No ---it is not arrogance if it is true. And it was true and Paul knew it to be true.
Since II Timothy was one of Paul's last epistles, he would have been fully cognizant of the fact that his previous epistles and the writings of Matthew, Luke, James that were already down on papyrus, were also holy scriptures, and that there were more to come.
Being that Timothy was probably around 20 years old when Paul wrote his 2nd letter to the youthful Timothy circa 67 AD, Timothy would have been young enough to have learned to read from many of the NT scriptures, including James' Epistle written about the time of his birth circa 47 AD. Matthew's Gospel may have been circulating when he was 5 years old, along with Paul's epistles to the Thessalonians and Galatians. At the age of 10 he would have been reading Paul's letter to the Romans, and the Corinthians.
Furthermore, note what Paul says to Timothy: "that from a child thou hast known the holy scriptures", not "when" but "from". In other words he began to read them from childhood and had continued in that practice as a young man. As the scriptures of Paul and the others grew, so Timothy grew into adulthood.
It is interesting that as the youthful NT scriptures were growing from the pens of James, Paul, Matthew, Luke --- so the youthful Timothy was growing as well. His life was probably a chronicle of the NT scriptures themselves. He probably lived long enough to add the last book of John to his canon of scripture.

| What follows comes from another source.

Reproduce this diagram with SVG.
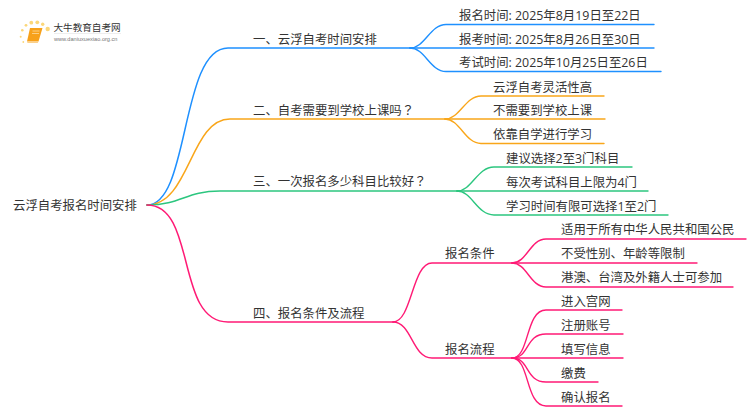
<svg xmlns="http://www.w3.org/2000/svg" width="750" height="410" viewBox="0 0 750 410">
<style>
text{font-family:"Open Sans","Noto Sans CJK SC",sans-serif;font-size:12.4px;fill:#333}
.q{font-family:"Noto Sans CJK TC",sans-serif}
.c{fill:none;stroke-width:1.4;stroke-linecap:round}
.m{stroke-width:1.5}
.b{stroke:#1e90ff}.o{stroke:#f9a61a}.g{stroke:#2cc67f}.p{stroke:#ff1a75}
</style>
<rect width="750" height="410" fill="#fff"/>
<g id="connectors">
<path class="c m b" d="M147 205C190 205 180 48 228 48H410"/>
<path class="c m o" d="M147 205C190 205 190 119 230 119H445"/>
<path class="c m g" d="M147 205C182 205 185 191 220 191H457"/>
<path class="c m p" d="M147 205C197 205 175 322 228 322H393"/>
<path class="c b" d="M410 48C425 48 430 24.500 446 24.500H654"/>
<path class="c b" d="M410 48H654"/>
<path class="c b" d="M410 48C425 48 430 71.500 446 71.500H661"/>
<path class="c o" d="M445 119C460 119 465 96 481 96H604"/>
<path class="c o" d="M445 119H605"/>
<path class="c o" d="M445 119C460 119 465 143.500 481 143.500H604"/>
<path class="c g" d="M457 191C472 191 477 167 494 167H632"/>
<path class="c g" d="M457 191H648"/>
<path class="c g" d="M457 191C472 191 477 215 494 215H668"/>
<path class="c p" d="M393 322C412 322 412 263 432 263H512"/>
<path class="c p" d="M393 322C412 322 412 358 432 358H512"/>
<path class="c p" d="M512 263C527 263 530 239 546 239H746"/>
<path class="c p" d="M512 263H697"/>
<path class="c p" d="M512 263C527 263 530 287 546 287H733"/>
<path class="c p" d="M512 358C530 358 525 310 546 310H622"/>
<path class="c p" d="M512 358C530 358 525 334 546 334H623"/>
<path class="c p" d="M512 358H623"/>
<path class="c p" d="M512 358C530 358 525 382 546 382H598"/>
<path class="c p" d="M512 358C530 358 525 406 546 406H622"/>
</g>
<g id="root"><text x="13" y="210">云浮自考报名时间安排</text></g>
<g id="n1"><text x="253" y="44">一、云浮自考时间安排</text></g>
<g id="n1a"><text x="459" y="20">报名时间: 2025年8月19日至22日</text></g>
<g id="n1b"><text x="459" y="44">报考时间: 2025年8月26日至30日</text></g>
<g id="n1c"><text x="459" y="67">考试时间: 2025年10月25日至26日</text></g>
<g id="n2"><text x="253" y="115">二、自考需要到学校上课吗<tspan class="q">？</tspan></text></g>
<g id="n2a"><text x="493" y="92">云浮自考灵活性高</text></g>
<g id="n2b"><text x="493" y="115">不需要到学校上课</text></g>
<g id="n2c"><text x="493" y="139">依靠自学进行学习</text></g>
<g id="n3"><text x="253" y="186">三、一次报名多少科目比较好<tspan class="q">？</tspan></text></g>
<g id="n3a"><text x="506" y="163">建议选择2至3门科目</text></g>
<g id="n3b"><text x="506" y="187">每次考试科目上限为4门</text></g>
<g id="n3c"><text x="506" y="211">学习时间有限可选择1至2门</text></g>
<g id="n4"><text x="253" y="318">四、报名条件及流程</text></g>
<g id="n41"><text x="445" y="258">报名条件</text></g>
<g id="n41a"><text x="561" y="234">适用于所有中华人民共和国公民</text></g>
<g id="n41b"><text x="561" y="258">不受性别、年龄等限制</text></g>
<g id="n41c"><text x="561" y="282">港澳、台湾及外籍人士可参加</text></g>
<g id="n42"><text x="445" y="353.500">报名流程</text></g>
<g id="n42a"><text x="561" y="306">进入宫网</text></g>
<g id="n42b"><text x="561" y="330">注册账号</text></g>
<g id="n42c"><text x="561" y="354">填写信息</text></g>
<g id="n42d"><text x="561" y="378">缴费</text></g>
<g id="n42e"><text x="561" y="402">确认报名</text></g>
<g id="logo">
<g fill="#fbd77a"><circle cx="47.700" cy="29" r="2.200"/><circle cx="42.700" cy="24.300" r="1.700"/><circle cx="37.300" cy="22.300" r="1.900"/><circle cx="31.300" cy="22.700" r="1.900"/><circle cx="26" cy="25.300" r="1.400"/><circle cx="22.300" cy="30.300" r="1.300"/><circle cx="20.700" cy="36.700" r="1"/><circle cx="23.300" cy="42" r=".9"/></g>
<path d="M30 28H42.500L38.500 41.500H27Z" fill="#f7a11a"/>
<path d="M27 41.500H38.500L37.800 43H27.500Z" fill="#fbd08a"/>
<path d="M32.500 31H39.500M32 33.500H39" stroke="#fde3b0" stroke-width=".7"/>
<text x="53.500" y="31" style="font-size:9.600px">大牛教育自考网</text>
<rect x="54" y="33" width="67" height=".5" fill="#ddd"/>
<text x="54" y="41" style="font-size:5.600px;fill:#777;font-family:'Liberation Sans',sans-serif">www.daniuxuexiao.org.cn</text>
</g>
</svg>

Thus if Catholics really want to know who put together the first canon of scripture, they need look no farther than Timothy who knew the scriptures from a child, knew therefore what was and what was not scripture, and collected the NT scriptures as they were written, adding the new ones to the old ones. He would have been about 50 years old when he collected John's last book that closed the canon of the holy scriptures.